I started writing this, thinking it would be about silence. But the more I write, the more I realise it's about home. And how important home feels when you live in a big, costly city. When I think about how I'd like to spend time with my friends, it involves a long table, a home-cooked meal and raucous conversation. It's me inviting people into my home, rather than shutting them out. And it's a sofa! A glorious, deep squishy sofa which is all mine. Not one that's falling apart and holding us hostage, like the sad, broken-down Ikea sofas of houseshares.

The dream sofa (and all it represents) might still be a way off yet, but memories of socialising in silence has given me a much-needed jolt this week. There was the whole evening me and Rose spent making our Halloween costumes in Manchester, she fashioning a bloody bull's horn, pushing a cummerbund through her sewing machine for her gory dead Matador costume, while I papier-mached black crows to attack my Tippi Hedren. We listened to the radio, and we didn't ask each other about work. We didn't look for ways to fill the gaps, and it felt like home.

Sunday, April 08, 2018

Sometimes you just have to get the thing out there


The other week I was writing something for Layers (mine and Ana's podcast about clothes and what we wear - you should listen to it!) which made me feel wistful for the days when I pored so much love and energy into blogging. Or, I suppose, writing for no money at all.

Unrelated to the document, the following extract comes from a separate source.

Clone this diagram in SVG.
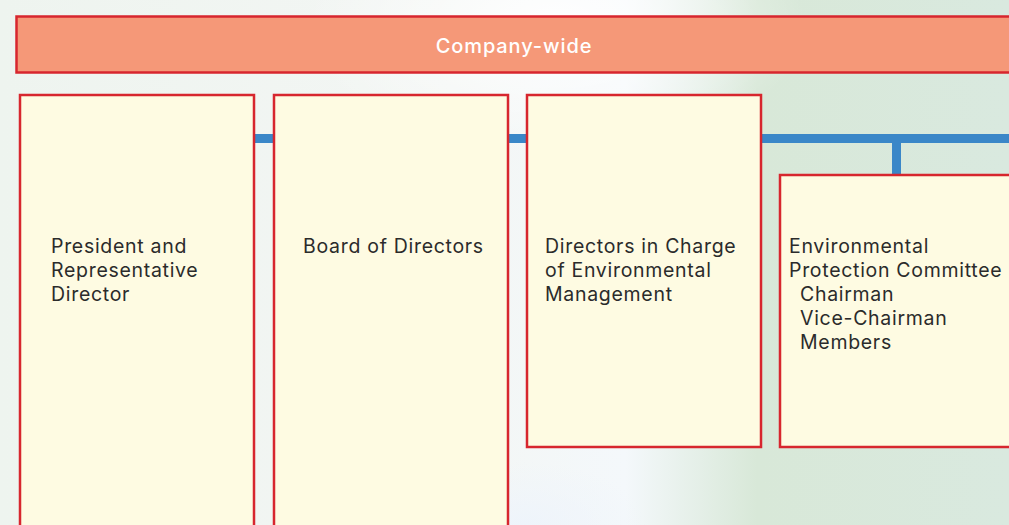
<svg xmlns="http://www.w3.org/2000/svg" width="1009" height="525" viewBox="0 0 1009 525">
<style>
.node{fill:#fefbe2;stroke:#d7262e;stroke-width:2.5}
.t{font-family:Inter,"Liberation Sans",sans-serif;font-size:19.5px;letter-spacing:0.7px;fill:#2b2b2b}
.conn{fill:#3a87c8}
</style>
<defs>
<linearGradient id="bg" x1="0" y1="0" x2="1" y2="0">
<stop offset="0" stop-color="#eef4ef"/>
<stop offset="0.45" stop-color="#f3f6f4"/>
<stop offset="0.62" stop-color="#f4f8fb"/>
<stop offset="0.75" stop-color="#d8e8d8"/>
<stop offset="1" stop-color="#d9e9df"/>
</linearGradient>
<radialGradient id="w1" cx="0.55" cy="0.05" r="0.25">
<stop offset="0" stop-color="#ffffff" stop-opacity="0.95"/>
<stop offset="1" stop-color="#ffffff" stop-opacity="0"/>
</radialGradient>
<radialGradient id="w2" cx="0.52" cy="1" r="0.12">
<stop offset="0" stop-color="#eef4fb" stop-opacity="1"/>
<stop offset="1" stop-color="#eef4fb" stop-opacity="0"/>
</radialGradient>
</defs>
<rect width="1009" height="525" fill="url(#bg)"/>
<rect width="1009" height="525" fill="url(#w1)"/>
<rect width="1009" height="525" fill="url(#w2)"/>
<g id="connectors">
<rect class="conn" x="250" y="134" width="759" height="9"/>
<rect class="conn" x="892" y="140" width="9" height="36"/>
</g>
<g id="company-wide">
<rect x="16.5" y="16.5" width="1000" height="56" fill="#f59878" stroke="#d7262e" stroke-width="2.5"/>
<text x="514" y="53" text-anchor="middle" font-family="Inter,'Liberation Sans',sans-serif" font-size="20" font-weight="500" letter-spacing="0.9" fill="#ffffff">Company-wide</text>
</g>
<g id="president">
<rect class="node" x="20" y="95" width="234" height="440"/>
<text class="t" x="51" y="253">President and</text>
<text class="t" x="51" y="277">Representative</text>
<text class="t" x="51" y="301">Director</text>
</g>
<g id="board">
<rect class="node" x="274" y="95" width="234" height="440"/>
<text class="t" x="303" y="253">Board of Directors</text>
</g>
<g id="directors-env">
<rect class="node" x="527" y="95" width="234" height="352"/>
<text class="t" x="545" y="253">Directors in Charge</text>
<text class="t" x="545" y="277">of Environmental</text>
<text class="t" x="545" y="301">Management</text>
</g>
<g id="committee">
<rect class="node" x="780" y="175" width="240" height="272"/>
<text class="t" x="789" y="253">Environmental</text>
<text class="t" x="789" y="277">Protection Committee</text>
<text class="t" x="800" y="301">Chairman</text>
<text class="t" x="800" y="325">Vice-Chairman</text>
<text class="t" x="800" y="349">Members</text>
</g>
</svg>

I didn't pitch ideas to editors and wait to hear if my idea was acceptable. And I didn't have a 'news hook'. Sometimes I wrote utter nonsense (ignore the archives!) and sometimes I'd sit with a small seed of an idea that bloomed into something I hadn't been expecting. There were often typos. Writing this way felt free, lucid and often risky.

Or perhaps it just feels riskier now? Threading together words and publishing them online can feel more laden with meaning than it did say, 10 years ago. A Twitter feed is less the ephemeral soapbox it used to be, and more a record for any potential employee or snooping family member to rifle through. Sometimes it all feels too revealing, as if writing honestly (which sometimes means recording a feeling that was totally of the moment and has since shifted) might be held against you at a later point. I used to share personal thoughts with regularity, and sometimes sharing makes me feel queasy these days. I don't always want to explain myself. Or updates can end up feeling like a branding exercise. People have multiple Instagram accounts because of that feeling - the pretty ones, and the funny, true ones. I like both, but like the funny, true ones even more.

As such, I have such a thirst for blogging as it used to be. For the past couple of years I've thought 'Eh! Blogs have had their time. Move on.' I've updated very sporadically, wondering whether to let the thing be. But now, I'm craving a return of writing more freely, fretting less what people think. It seems to me the internet needs less seriousness. More messiness. Or at least words that come in larger doses than an Instagram caption. I've noticed those captions getting longer and longer, like we have more to say. Sometimes the captions are less an accompaniment to the image, and more about a larger though or feeling that needs to get out. Something that needs to be linked to! ("Link in bio") To breathe in a place that's not overcrowded in a feed of noise - of other people's dogs and meals and shoes.

Whatever. Expect more short bursts on here - the short and the long. I might not always have a photograph to accompany the words. I might have to figure out how to create a composition of outfits I like using a software programme that... may or may not exist any more? I might think about whether that's something I should still be doing, now that I am 26 instead of 16. This blog does not look beautiful on a phone. It's okay though, sometimes you just have to get the thing out there.